The terrorist who attacked two people on a busy London street was released from prison despite reportedly telling a fellow inmate that he wanted to murder an MP.
Sudesh Amman was shot dead by police around a minute after launching an attack on two bystanders in Streatham High Road, south London, on Sunday. A third person was injured by flying glass during the gunfire.
Police said he began stabbing the victims about 60 seconds after entering a shop, where he stole a knife and removed the packaging as he ran from a staff member.

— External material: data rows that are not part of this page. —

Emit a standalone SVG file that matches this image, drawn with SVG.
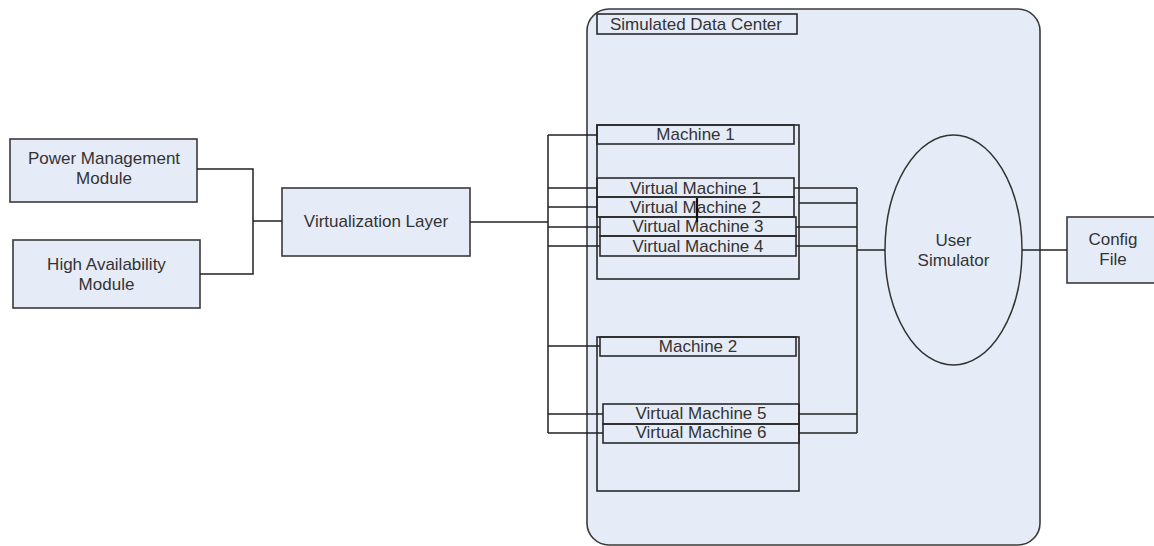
<svg xmlns="http://www.w3.org/2000/svg" width="1154" height="546" viewBox="0 0 1154 546">
<style>
.box{fill:#E6ECF7;stroke:#3a3a3a;stroke-width:1.6}
.ibox{fill:none;stroke:#2a2a2a;stroke-width:1.6}
.ln{fill:none;stroke:#222;stroke-width:1.5}
text{font-family:"Liberation Sans",Arial,sans-serif;font-size:17px;fill:#333;text-anchor:middle}
</style>
<rect width="1154" height="546" fill="#fff"/>
<g id="datacenter">
<rect class="box" x="587" y="9" width="453" height="536" rx="22" ry="22"/>
<rect class="ibox" x="597" y="14" width="200" height="20"/>
<text x="610" y="29.5" style="text-anchor:start">Simulated Data Center</text>
</g>
<g id="power-management">
<rect class="box" x="10" y="139" width="187" height="63"/>
<text x="104" y="164">Power Management</text>
<text x="104" y="184">Module</text>
</g>
<g id="high-availability">
<rect class="box" x="13" y="240" width="187" height="68"/>
<text x="106.5" y="270">High Availability</text>
<text x="106.5" y="290">Module</text>
</g>
<g id="virtualization-layer">
<rect class="box" x="282" y="188" width="188" height="68"/>
<text x="376" y="227">Virtualization Layer</text>
</g>
<g id="machine1">
<rect class="ibox" x="597" y="125" width="202" height="154"/>
<rect class="ibox" x="597" y="125" width="197" height="19"/>
<text x="695.5" y="140">Machine 1</text>
</g>
<g id="vm1">
<rect class="ibox" x="597" y="178" width="197" height="19"/>
<text x="695.5" y="193.5">Virtual Machine 1</text>
</g>
<g id="vm2">
<rect class="ibox" x="597" y="197" width="197" height="20"/>
<text x="695.5" y="213">Virtual Machine 2</text>
</g>
<g id="vm3">
<rect class="ibox" x="600" y="217" width="196" height="19"/>
<text x="698" y="232">Virtual Machine 3</text>
</g>
<g id="vm4">
<rect class="ibox" x="600" y="236" width="196" height="20"/>
<text x="698" y="251.5">Virtual Machine 4</text>
</g>
<g id="machine2">
<rect class="ibox" x="597" y="337" width="202" height="154"/>
<rect class="ibox" x="600" y="337" width="196" height="19"/>
<text x="698" y="352">Machine 2</text>
</g>
<g id="vm5">
<rect class="ibox" x="603" y="404" width="196" height="20"/>
<text x="701" y="419">Virtual Machine 5</text>
</g>
<g id="vm6">
<rect class="ibox" x="603" y="424" width="196" height="19"/>
<text x="701" y="438">Virtual Machine 6</text>
</g>
<g id="user-simulator">
<ellipse cx="953.5" cy="250" rx="68.5" ry="115" fill="none" stroke="#333" stroke-width="1.5"/>
<text x="953.5" y="246">User</text>
<text x="953.5" y="266">Simulator</text>
</g>
<g id="config-file">
<rect class="box" x="1067" y="217" width="95" height="66"/>
<text x="1113" y="245">Config</text>
<text x="1113" y="265">File</text>
</g>
<g id="connectors">
<path class="ln" d="M197 169H253V274H200M253 221H282"/>
<path class="ln" d="M470 222H548"/>
<path class="ln" d="M548 135V433M548 135H597M548 188H597M548 207H597M548 227H600M548 246H600M548 346H600M548 414H603M548 433H603"/>
<path class="ln" d="M857 188V433M794 188H857M799 203H857M796 227H857M796 246H857M799 414H857M799 433H857M857 250H885"/>
<path class="ln" d="M1022 250H1067"/>
<path d="M697 198V222" stroke="#111" stroke-width="2.2" fill="none"/>
</g>
</svg>
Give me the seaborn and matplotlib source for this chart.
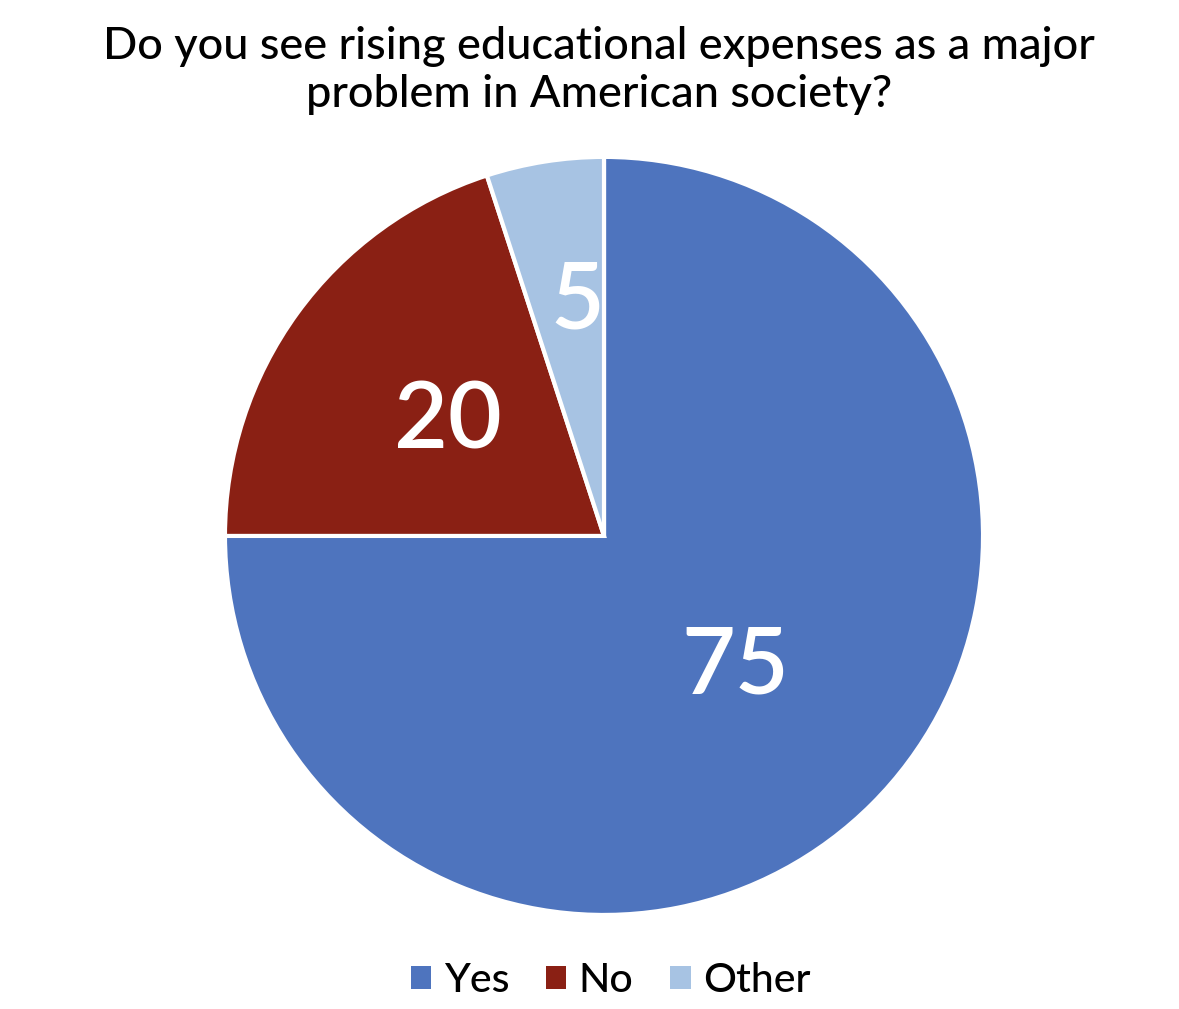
import matplotlib
matplotlib.use("Agg")
import matplotlib.pyplot as plt
import seaborn as sns
import numpy as np
from matplotlib.patches import Patch

categories = ["Yes", "No", "Other"]
values = [75, 20, 5]
colors = ["#4E74BE", "#8A2014", "#A7C3E3"]
title = "Do you see rising educational expenses as a major\nproblem in American society?"

sns.set_theme(style="white")
plt.rcParams['font.family'] = ['Lato', 'DejaVu Sans']
plt.rcParams['text.color'] = 'black'

fig = plt.figure(figsize=(11.79, 10.09), dpi=100)
ax = fig.add_axes([0.1908, 0.0932, 0.6430, 0.7513])

wedges, _ = ax.pie(values, colors=colors, startangle=90, counterclock=False,
                   wedgeprops=dict(edgecolor="white", linewidth=3))
ax.set_aspect("equal")
ax.set_xlim(-1, 1)
ax.set_ylim(-1, 1)
ax.axis("off")

label_dist = [0.49, 0.51, 0.62]
label_angle_shift = [0, 0, -2.5]
for w, v, d, s in zip(wedges, values, label_dist, label_angle_shift):
    ang = np.deg2rad((w.theta1 + w.theta2) / 2 + s)
    ax.text(d * np.cos(ang), d * np.sin(ang), f"{v}", ha="center", va="center",
            color="white", fontsize=67, fontweight="semibold")

fig.text(0.508, 0.974, title, ha="center", va="top", fontsize=32.5,
         color="black", linespacing=1.22, fontweight="medium")

handles = [Patch(facecolor=c, edgecolor="none") for c in colors]
leg = fig.legend(handles, categories, loc="center", bbox_to_anchor=(0.518, 0.028),
                 ncol=3, frameon=False, handlelength=0.5, handleheight=0.5,
                 handletextpad=0.3, columnspacing=0.9,
                 prop=dict(size=29.5, weight="medium"))
for t in leg.get_texts():
    t.set_color("black")

fig.savefig("out.png", dpi=100)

The 20-year-old, who was jailed for possessing and distributing terrorist documents in December 2018, was freed from prison less than a fortnight ago and had been staying at a bail hostel in nearby Leigham Court Road.
The man said Amman wanted to copy the murder of MP Jo Cox and told him “the only way to get these filthy kafirs (non-believers) out of Syria is to take out MPs like that white guy did with the lady in 2016,” The Times reported.
The former inmate told the newspaper that Amman “wanted to do something real, something organised like the (IRA) used to do”.
The Metropolitan Police said he was released from prison on January 23 2020.
Meanwhile, analysis by foreign policy think tank, the Henry Jackson Society, suggests that more than 10 terrorists are due to be released from prison in 2020.
On Monday, Justice Secretary Robert Buckland said emergency legislation is needed to make sure terrorists are not released automatically from prison half way through their sentence.
Mr Buckland said offenders will not be considered for release until they have served two-thirds of their sentence and that no terrorists will be released before the end of their full custodial term unless the Parole Board agrees.
The Parole Board would be “strengthened” to deal more effectively with the risks that terrorists pose and steps would be taken to introduce the plans “as soon as possible”, he said.
Legal experts raised concerns about plans to apply the new rules to prisoners who have already been sentenced, with former independent reviewer of terrorism legislation Lord Carlile telling BBC2’s Newsnight: “I think it may have gone too far.
“The decision to lengthen the sentences of people who have already been sentenced, and therefore expected to be serving half the sentence the judge imposed upon them, may be in breach of the law.
“It is certainly going to be challenged.”
Scotland Yard said armed officers were following Amman on foot as part of a “proactive counter-terrorism surveillance operation” when the incident took place.
The three victims were taken by ambulance to south London hospitals.
One man, in his 40s, is in a serious but stable condition, police said.
A woman in her 50s, a teacher at a nearby school, had non-life threatening injuries and has been discharged from hospital.
Police said a second woman, in her 20s, who suffered minor injuries believed to have been caused by glass following the discharge of a police firearm, has also left hospital.
Investigations continue with officers also searching two addresses in south London and Bishop’s Stortford, Hertfordshire.